The Kidnapping of Elizabeth Smart
"Peter" and "Augustine"
Mitchell, Barzee, and Elizabeth had left Utah sometime in the fall and relocated to Lakeside, California, 25 miles east of San Diego. Mitchell might have picked Lakeside because it had a large transient population and he figured he and his traveling companions would blend in there. But even here Mitchell managed to stand out, preaching loudly in the commercial district and making a nuisance of himself. Storeowners complained to the police who confronted Mitchell on several occasions, giving him warnings and forcing him to move on.
But preaching wasn't the only thing on Mitchell's mind. He wanted to take another wife and had set his sights on the 12-year-old daughter of an LDS church official in a neighboring community. Mitchell tied back his long hair, put on jeans and a checked shirt, and went to Sunday services, pretending to be interested in learning more about the religion. Virl Kemp, the father of his target, invited Mitchell, who had introduced himself as "Peter," to his home for dinner, hoping to answer any of the man's questions about the church. During the meal, Kemp got the impression from Mitchell's questions that he knew a lot more about the LDS church than he was letting on. Mitchell's real purpose was to case out the house. Later that winter he tried to break in to kidnap Kemp's daughter just as he had kidnapped Elizabeth, but Kemp's house was burglar-proof, and Mitchell was forced to abandon his plan.

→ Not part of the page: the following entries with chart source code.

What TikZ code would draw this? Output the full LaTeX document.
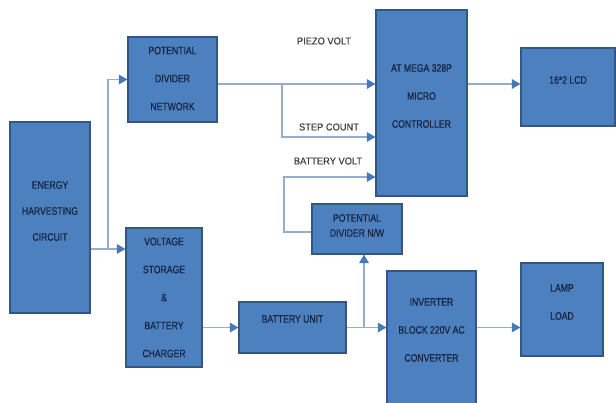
\documentclass[tikz,border=0pt]{standalone}
\usepackage{fontspec}
\setmainfont{Liberation Sans}
\newfontfamily\boxfont[FakeStretch=0.8,FakeBold=0.4]{Liberation Sans}
\newfontfamily\sigfont[FakeStretch=0.93,FakeBold=0.3]{Liberation Sans}
\usetikzlibrary{arrows.meta,positioning,calc}

\definecolor{boxblue}{RGB}{76,128,190}
\definecolor{boxline}{RGB}{52,86,130}
\definecolor{txtcol}{RGB}{22,36,66}
\definecolor{wire}{RGB}{150,172,202}
\definecolor{tipblue}{RGB}{72,120,182}

\tikzset{
  blk/.style={draw=boxline,fill=boxblue,line width=1.1pt,inner sep=0pt},
  boxtxt/.style={align=center,text=txtcol,inner sep=0pt,font=\boxfont\fontsize{10.8}{28}\selectfont},
  sig/.style={text=black!75,inner sep=0pt,font=\sigfont\fontsize{10}{12}\selectfont},
  flow/.style={draw=wire,line width=1.3pt,-{Triangle[length=8.5pt,width=9.5pt,color=tipblue]}},
  wirel/.style={draw=wire,line width=1.3pt}
}

\begin{document}
\begin{tikzpicture}[x=1pt,y=-1pt]
\useasboundingbox (0,0) rectangle (616,402);

\node[blk,minimum width=80,minimum height=191,
  label={[boxtxt,font=\boxfont\fontsize{10.8}{26}\selectfont,yshift=6.5pt]center:{ENERGY\\HARVESTING\\CIRCUIT}}] (energy) at (50,217.5) {};
\node[blk,minimum width=89,minimum height=85,
  label={[boxtxt,yshift=1pt]center:{POTENTIAL\\DIVIDER\\NETWORK}}] (pdn) at (172.5,79.5) {};
\node[blk,minimum width=76,minimum height=139,
  label={[boxtxt]center:{VOLTAGE\\STORAGE\\\&\\BATTERY\\CHARGER}}] (vsc) at (164,297.5) {};
\node[blk,minimum width=107,minimum height=51,
  label={[boxtxt,yshift=8.5pt]center:{BATTERY UNIT}}] (batt) at (292.5,327.5) {};
\node[blk,minimum width=91,minimum height=186,
  label={[boxtxt,yshift=7pt]center:{AT MEGA 328P\\MICRO\\CONTROLLER}}] (mcu) at (421.5,103) {};
\node[blk,minimum width=94,minimum height=78,
  label={[boxtxt,yshift=7pt]center:{16*2 LCD}}] (lcd) at (568,87) {};
\node[blk,minimum width=90,minimum height=50,
  label={[boxtxt,font=\boxfont\fontsize{10.8}{15}\selectfont,yshift=3.5pt]center:{POTENTIAL\\DIVIDER N/W}}] (pdnw) at (357,229) {};
\node[blk,minimum width=89,minimum height=133,
  label={[boxtxt,yshift=7.5pt]center:{INVERTER\\BLOCK 220V AC\\CONVERTER}}] (inv) at (431.5,337.5) {};
\node[blk,minimum width=82,minimum height=93,
  label={[boxtxt,yshift=7.5pt]center:{LAMP\\LOAD}}] (lamp) at (562,309.5) {};

\node[sig] (piezo-l) at (324,41) {PIEZO VOLT};
\node[sig] (step-l) at (329,127) {STEP COUNT};
\node[sig] (bv-l) at (328,161) {BATTERY VOLT};

\coordinate (j1) at (108,249);
\coordinate (j2) at (364,327.5);
\coordinate (piezo) at (282,84);
\coordinate (stp) at (282,137);
\coordinate (bv) at (284,177);
\coordinate (bvl) at (284,232);

\draw[wirel] (energy.east|-j1) -- (j1);
\draw[flow] (j1) -- (vsc.west|-j1);
\draw[flow] (j1) |- (pdn.west);
\draw[flow] (pdn.east|-piezo) -- (mcu.west|-piezo);
\draw[flow] (piezo) -- (stp) -- (mcu.west|-stp);
\draw[flow] (pdnw.west|-bvl) -- (bvl) -- (bv) -- (mcu.west|-bv);
\draw[flow] (mcu.east|-piezo) -- (lcd.west|-piezo);
\draw[flow] (vsc.east|-batt) -- (batt.west);
\draw[flow] (batt.east) -- (inv.west|-batt);
\draw[flow] (j2) -- (pdnw.south-|j2);
\draw[flow] (inv.east|-batt) -- (lamp.west|-batt);
\end{tikzpicture}
\end{document}
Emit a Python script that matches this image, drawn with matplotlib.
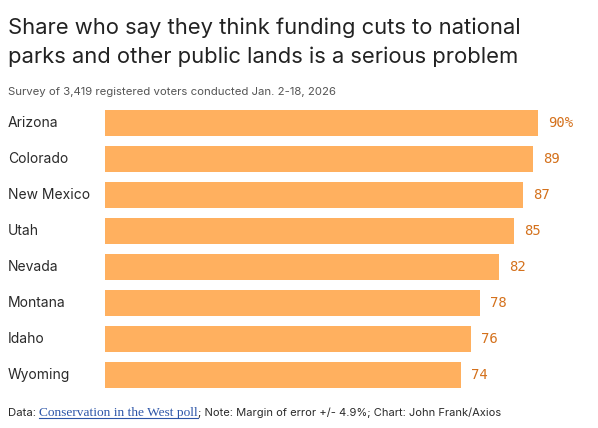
import matplotlib
matplotlib.use("Agg")
import matplotlib.pyplot as plt

states = ["Arizona", "Colorado", "New Mexico", "Utah", "Nevada", "Montana", "Idaho", "Wyoming"]
shares = [90, 89, 87, 85, 82, 78, 76, 74]

W, H = 598, 428
fig = plt.figure(figsize=(W / 100, H / 100), dpi=100)
fig.patch.set_facecolor("white")

# axes spans 105..586 px horizontally, 105..393 px vertically
ax = fig.add_axes([105 / W, 1 - 393 / H, 481 / W, 288 / H])
ax.barh(range(len(states)), shares, height=26 / 36, color="#ffb05f", zorder=2)
ax.set_xlim(0, 100)
ax.set_ylim(len(states) - 0.5, -0.5)
ax.axis("off")

for i, (s, v) in enumerate(zip(states, shares)):
    lab = "%d%%" % v if i == 0 else "%d" % v
    ax.annotate(lab, (v, i), xytext=(10, 0), textcoords="offset pixels",
                ha="left", va="center", fontsize=10, color="#d4711c",
                family="DejaVu Sans Mono")
    fig.text(8 / W, 1 - (123 + i * 36) / H, s, ha="left", va="center",
             fontsize=10, color="#2a2a2a", family="Inter")

title_lines = ["Share who say they think funding cuts to national",
               "parks and other public lands is a serious problem"]
for k, line in enumerate(title_lines):
    fig.text(8 / W, 1 - (34 + k * 29) / H, line, ha="left", va="baseline",
             fontsize=15.8, color="#222222", family="Inter")
fig.text(8 / W, 1 - 95 / H, "Survey of 3,419 registered voters conducted Jan. 2-18, 2026",
         ha="left", va="baseline", fontsize=8.2, color="#555555", family="Inter")

# footer pieces placed one after another
fig.canvas.draw()
r = fig.canvas.get_renderer()
x = 8
y = 1 - 416 / H
parts = [("Data: ", "Inter", "#2a2a2a", False, 8.2),
         ("Conservation in the West poll", "Liberation Serif", "#2c55a8", True, 9.6),
         ("; Note: Margin of error +/- 4.9%; Chart: John Frank/Axios", "Inter", "#2a2a2a", False, 8.0)]
for txt, fam, col, ul, fs in parts:
    t = fig.text(x / W, y, txt, ha="left", va="baseline", fontsize=fs, color=col, family=fam)
    bb = t.get_window_extent(r)
    if ul:
        fig.add_artist(plt.Line2D([x / W, bb.x1 / W], [y - 2 / H, y - 2 / H],
                                  color=col, lw=0.8, transform=fig.transFigure))
    x = bb.x1

fig.savefig("out.png", dpi=100)
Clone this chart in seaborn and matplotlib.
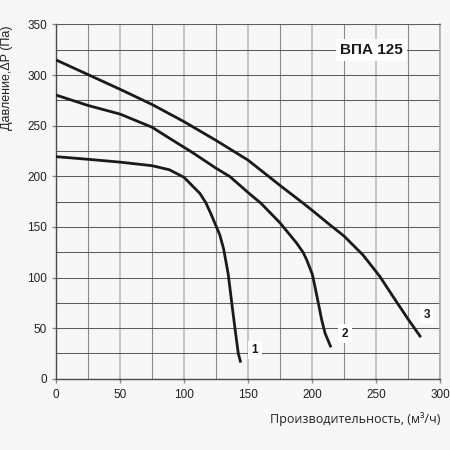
import numpy as np
import pandas as pd
import seaborn as sns
import matplotlib.pyplot as plt
from matplotlib.ticker import MultipleLocator

# fan curves
x1 = [0, 25, 50, 75, 88.5, 100, 107, 112.5, 117, 121, 125, 128, 131, 134.6, 137.3, 139.8, 142.4, 144.3]
y1 = [219.4, 216.8, 214, 210.5, 206.5, 199, 190, 183, 174, 163, 151, 142, 128, 103, 75, 50, 25, 16]

x2 = [0, 25, 50, 75, 97, 106, 125, 136, 150, 160, 175, 188, 193.2, 196, 200.3, 202.3, 204.9, 207.6, 210.2, 214.8]
y2 = [280.3, 270, 261.5, 248.5, 231, 224, 208, 199.6, 184, 173.5, 154, 134, 124.5, 117, 103, 91, 75, 58, 45, 31]

x3 = [0, 25, 50, 75, 100, 125, 150, 166, 175, 193, 200, 214, 225, 240, 253, 266, 275, 285]
y3 = [315, 300.5, 286, 271, 254, 235.5, 216, 200, 191, 173.5, 166.5, 152, 141, 122, 101, 76, 59, 41]

curve_names = ["1", "2", "3"]
label_x = [155.5, 225.8, 289.6]
label_y = [28.4, 44.6, 63.4]

title = "ВПА 125"
xlabel = "Производительность, (м³/ч)"
ylabel = "Давление,ΔP (Па)"

df = pd.concat([
    pd.DataFrame({"q": x1, "p": y1, "curve": "1"}),
    pd.DataFrame({"q": x2, "p": y2, "curve": "2"}),
    pd.DataFrame({"q": x3, "p": y3, "curve": "3"}),
])

bg = "#f7f7f7"
sns.set_style("white", {"axes.facecolor": bg, "figure.facecolor": bg})
plt.rcParams["font.family"] = ["Liberation Sans", "DejaVu Sans"]

fig, ax = plt.subplots(figsize=(4.5, 4.5), dpi=100)
fig.subplots_adjust(left=0.1244, right=0.9778, top=0.9456, bottom=0.1584)

sns.lineplot(data=df, x="q", y="p", units="curve", estimator=None, sort=False,
             color="#1a1a1a", lw=2.0, ax=ax, zorder=5,
             solid_joinstyle="round", solid_capstyle="butt")

ax.set_xlim(0, 300)
ax.set_ylim(0, 350)
ax.xaxis.set_major_locator(MultipleLocator(50))
ax.xaxis.set_minor_locator(MultipleLocator(25))
ax.yaxis.set_major_locator(MultipleLocator(50))
ax.yaxis.set_minor_locator(MultipleLocator(25))

# grid: light vertical, dark horizontal
ax.grid(which="major", axis="x", color="#b5b5b5", lw=1.1)
ax.grid(which="minor", axis="x", color="#8c8c8c", lw=0.8)
ax.grid(which="both", axis="y", color="#5e5e5e", lw=0.75)
ax.set_axisbelow(True)

ax.tick_params(which="major", length=3, width=1, color="#8a8a8a",
               labelsize=8.5, colors="#8a8a8a", labelcolor="#222222")
ax.tick_params(axis="x", which="major", pad=4.5, bottom=True)
ax.tick_params(axis="y", which="major", pad=3.4, left=True)
ax.tick_params(which="minor", length=0)

for side in ["left", "bottom"]:
    ax.spines[side].set_color("#4a4a4a")
    ax.spines[side].set_linewidth(1.0)
ax.spines["top"].set_color("#5e5e5e")
ax.spines["top"].set_linewidth(0.75)
ax.spines["right"].set_color("#a8a8a8")
ax.spines["right"].set_linewidth(1.1)

for name, lx, ly in zip(curve_names, label_x, label_y):
    ax.text(lx, ly, name, ha="center", va="center", fontsize=8.5, fontweight="bold",
            color="#1a1a1a", zorder=6,
            bbox=dict(facecolor="white", edgecolor="none", pad=2.5))

ax.text(246.6, 324.7, title, ha="center", va="center", fontsize=11, fontweight="bold",
        color="#1a1a1a", zorder=6,
        bbox=dict(facecolor="white", edgecolor="none", pad=3))

ax.set_xlabel(xlabel, loc="right", fontsize=9, color="#222222",
              family=["Open Sans", "DejaVu Sans"])
ax.xaxis.set_label_coords(1.0, -0.094)
ax.set_ylabel(ylabel, fontsize=9, color="#222222")
ax.yaxis.set_label_coords(-0.112, 0.849)

fig.savefig("out.png", dpi=100, facecolor=bg)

Several weeks later, on February 15, 2003, Mitchell broke into the pre-school at the Lakeside Presbyterian Church. A neighbor reported that she had seen a man in long johns climbing through a window at the preschool. When the police arrived, they found Mitchell asleep on a classroom floor. He told them his name was "Michael Jenson" and gave a false date of birth, but his fingerprints revealed his true identity. Unfortunately his computer records did not show that he had skipped out on a court date in Utah on the shoplifting charge in September because it was only a misdemeanor. The police held him over the Presidents Day weekend until a hearing could be scheduled.
In the meantime Barzee became frantic when Mitchell did not return to their makeshift camp in the woods, one of several Mitchell had set up in the area. Barzee ran to another campsite where Mitchell had built an altar, which they called Golgotha after the hill where Jesus was crucified. She wept and prayed for hours, pleading with God for Mitchell's safe return. Elizabeth was left behind on her own, but she did not try to escape.
When Mitchell finally got his hearing, he pleaded guilty to a misdemeanor charge of vandalism. The judge gave him three years of probation, a $250 fine, and a stern warning to stay away from any church that doesn't want him on their property. Mitchell, who insisted that his name was "Michael Jenson," promised to follow the judge's orders and said that the only reason he had broken into the preschool was because he had gotten drunk that night. Many people would later attest to the fact that Emmanuel had a taste for beer.
Two weeks later on March 1, America's Most Wanted broadcast an update on the Elizabeth Smart case with the photos of Mitchell provided by Barzee's sons. A viewer from Lakeside, California, called in and said a man fitting Mitchell's description had been in her area, traveling with two women wearing veils over their faces. The Salt Lake City Police Department sent an investigator to Lakeside to follow up on this lead.
That same week a librarian at the Lakeside branch of the San Diego County public library saw Mitchell, Barzee, and Elizabeth, dirty and disheveled, sitting at a library table. She recognized them because they had come in before, but this time they weren't wearing their robes. Elizabeth wore sunglasses and sat silently as Mitchell studied an atlas for nearly an hour.
On March 4, a man driving along the highway north of San Diego noticed three people in robes on the side of the road. It was pouring rain, and the driver stopped to ask if they wanted a ride. Mitchell accepted the man's offer and introduced himself as "Peter." He said his "daughter's" name was "Augustine." He told the driver that they were on their way to Las Vegas where he planned to preach God's message. The trio rode with the man for about 40 miles, then set off on foot.